I know that is a universal sign of youth, to be flippantly disrespectful of one's elders. You may be more interesting than your parents, but you seem less noble to us. You are hoping to save Social Security so that you have it when you retire, but none of us ever expect we'll see that money when we get old. AIDS exploded because you all slept with everybody. And most of you can't even use the Internet.
You all got to have sex like no other people in history. For one brief moment, sex had no consequences. People my age don't complain about condoms being like taking a shower with a raincoat on. We're used to it, the way you get used to wearing flip-flops in the shower at the gym so you don't get athlete's foot.
My 31-year-old sister thinks that oral sex is more intimate than vaginal sex; I'm 24 and none of my friends think that. I think that, because of AIDS, people my age wait longer to have sex with someone. But we are young and frisky and there needs to be a trade-off. That trade-off is oral sex. It's become much more casual than it used to be, a fairly normal first-date sort of activity.
-- Julia Frey
The Age of Disillusionment
I happen to be quite young.

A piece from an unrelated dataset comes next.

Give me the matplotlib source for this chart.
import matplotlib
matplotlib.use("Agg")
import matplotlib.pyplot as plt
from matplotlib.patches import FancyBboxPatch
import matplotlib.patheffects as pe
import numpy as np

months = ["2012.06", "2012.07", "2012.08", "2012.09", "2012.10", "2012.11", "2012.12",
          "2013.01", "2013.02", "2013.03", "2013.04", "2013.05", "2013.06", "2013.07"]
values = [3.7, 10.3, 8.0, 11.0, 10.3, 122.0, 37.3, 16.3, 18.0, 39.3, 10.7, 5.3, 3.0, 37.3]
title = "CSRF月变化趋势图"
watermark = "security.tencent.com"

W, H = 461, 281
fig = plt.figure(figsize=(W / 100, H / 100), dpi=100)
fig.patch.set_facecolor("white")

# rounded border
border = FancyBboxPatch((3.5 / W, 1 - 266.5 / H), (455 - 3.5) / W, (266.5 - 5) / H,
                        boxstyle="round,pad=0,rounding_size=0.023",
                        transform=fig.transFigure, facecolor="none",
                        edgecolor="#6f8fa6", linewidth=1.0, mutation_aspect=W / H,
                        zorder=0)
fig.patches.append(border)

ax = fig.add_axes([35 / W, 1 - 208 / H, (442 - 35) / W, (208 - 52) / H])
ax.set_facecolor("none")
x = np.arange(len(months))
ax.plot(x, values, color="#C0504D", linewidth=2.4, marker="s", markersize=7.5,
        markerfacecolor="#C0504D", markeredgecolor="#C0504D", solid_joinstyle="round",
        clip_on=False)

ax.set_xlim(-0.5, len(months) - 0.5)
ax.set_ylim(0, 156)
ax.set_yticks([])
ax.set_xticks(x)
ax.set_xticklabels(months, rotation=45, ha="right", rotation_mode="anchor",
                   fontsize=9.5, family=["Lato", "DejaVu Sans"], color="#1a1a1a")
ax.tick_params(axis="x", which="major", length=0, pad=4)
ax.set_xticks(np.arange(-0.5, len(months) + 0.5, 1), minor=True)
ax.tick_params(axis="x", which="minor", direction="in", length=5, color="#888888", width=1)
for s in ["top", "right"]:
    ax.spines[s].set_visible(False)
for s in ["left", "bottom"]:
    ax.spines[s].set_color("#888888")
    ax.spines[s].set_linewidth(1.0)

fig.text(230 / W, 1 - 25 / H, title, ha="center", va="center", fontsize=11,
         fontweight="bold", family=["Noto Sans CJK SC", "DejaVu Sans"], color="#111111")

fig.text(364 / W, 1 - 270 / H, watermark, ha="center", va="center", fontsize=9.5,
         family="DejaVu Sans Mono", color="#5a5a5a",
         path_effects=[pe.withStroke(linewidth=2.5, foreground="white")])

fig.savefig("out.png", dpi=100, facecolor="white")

Eighteen years, to tell the truth. And you want to know what it's like to be young? Damn frustrating, that's what it's like. You'll probably find it hard to understand, but there are just no causes left.

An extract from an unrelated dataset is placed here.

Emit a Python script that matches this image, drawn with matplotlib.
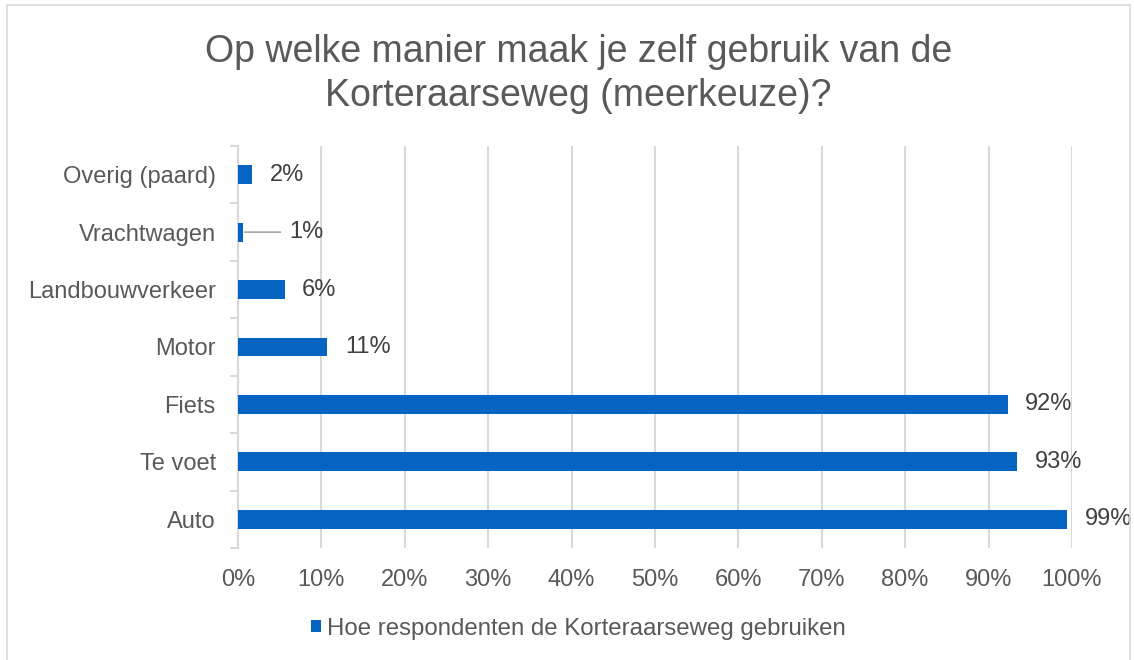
import matplotlib.pyplot as plt
from matplotlib.patches import Rectangle

categories = ["Auto", "Te voet", "Fiets", "Motor", "Landbouwverkeer", "Vrachtwagen", "Overig (paard)"]
values = [99.4, 93.4, 92.3, 10.7, 5.6, 0.6, 1.7]
xticks = [0, 10, 20, 30, 40, 50, 60, 70, 80, 90, 100]
series_name = "Hoe respondenten de Korteraarseweg gebruiken"
title = "Op welke manier maak je zelf gebruik van de\nKorteraarseweg (meerkeuze)?"

BLUE = "#0563C1"
GRID = "#D9D9D9"
TXT = "#595959"
LBL = "#404040"

plt.rcParams['font.family'] = ['Liberation Sans', 'DejaVu Sans']

fig = plt.figure(figsize=(11.34, 6.6), dpi=100)
ax = fig.add_axes([0.2099, 0.1697, 0.7354, 0.6091])

y = list(range(len(categories)))
bars = ax.barh(y, values, height=0.33, color=BLUE, label=series_name, zorder=3)

ax.set_xlim(0, 100)
ax.set_ylim(-0.5, len(categories) - 0.5)
ax.set_xticks(xticks)
ax.set_xticklabels([f"{t}%" for t in xticks], fontsize=17, color=TXT)
ax.set_yticks(y)
ax.set_yticklabels(categories, fontsize=17, color=TXT)
ax.set_yticks([i + 0.5 for i in range(-1, len(categories))], minor=True)
ax.tick_params(axis='y', which='major', length=0, pad=16)
ax.tick_params(axis='y', which='minor', length=6, color=GRID, width=1.5, direction='out')
ax.tick_params(axis='x', length=0, pad=15)
ax.grid(axis='x', color=GRID, linewidth=1.5, zorder=0)

for s in ['top', 'right', 'bottom']:
    ax.spines[s].set_visible(False)
ax.spines['left'].set_color(GRID)
ax.spines['left'].set_linewidth(1.5)

for yi, v in zip(y, values):
    txt = f"{round(v)}%"
    if categories[yi] == "Vrachtwagen":
        ax.annotate(txt, xy=(v + 0.2, yi), xytext=(v + 5.5, yi), fontsize=17, color=LBL,
                    va='center', ha='left',
                    arrowprops=dict(arrowstyle='-', color='#A6A6A6', lw=1.2, shrinkA=4, shrinkB=0))
    else:
        ax.text(v + 2.1, yi, txt, fontsize=17, color=LBL, va='center', ha='left')

fig.text(0.51, 1 - 74 / 660, title, ha='center', va='center', fontsize=27, color=TXT,
         linespacing=1.25)

ax.legend(handles=[bars], loc='center', bbox_to_anchor=(0.51, 1 - 629 / 660),
          bbox_transform=fig.transFigure, frameon=False, fontsize=17.3,
          handlelength=0.4, handleheight=0.4, handletextpad=0.25, labelcolor=TXT)

fig.patches.append(Rectangle((7 / 1134, -0.01), 1123 / 1134, 1 - 5 / 660 + 0.01,
                             transform=fig.transFigure, fill=False, edgecolor=GRID,
                             linewidth=1.2))

fig.savefig("out.png", dpi=100)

Your generation had Vietnam, the peace movement, flower power, Watergate and environmentalism. We have -- what? Sure, there's anti-globalism, opposition to the coming war against Iraq, a few other scattered things. And there would be some other, maybe less glamorous causes if somebody would care to take them up. But tell me, when was the last time you heard about a student protest on a campus? Nobody cares, that's the problem. The Age of Irony, indeed. We're so goddamn ironic, cynical and jaded that we don't think any cause is worth fighting for. The Me Decade is supposed to be over, but I sure don't see a sign of it.
We look at the adults who have remained politically active and we laugh because they're so naive. We look at those who have gotten rid of their ideals to become CEOs and we make them our role models. Yes, it's a bleak picture. Young people are supposed to be idealistic, full of vigor and enthusiasm. Yet somewhere along the way, the idealism got lost. I notice it, even in my friends. They're good people, otherwise I wouldn't call them my friends, and they're certainly not self-centered. Yet few of them take an interest in politics, in how our country (Luxembourg, by the way, not the USA) is governed, in what's happening in Afghanistan or Iraq. They're not interested in high causes; they might even find them slightly amusing. I propose we rename it the Age of Disillusionment.
Thanks for letting me get that off my chest, and I hope you'll get a few e-mails that are more positive than mine, as well.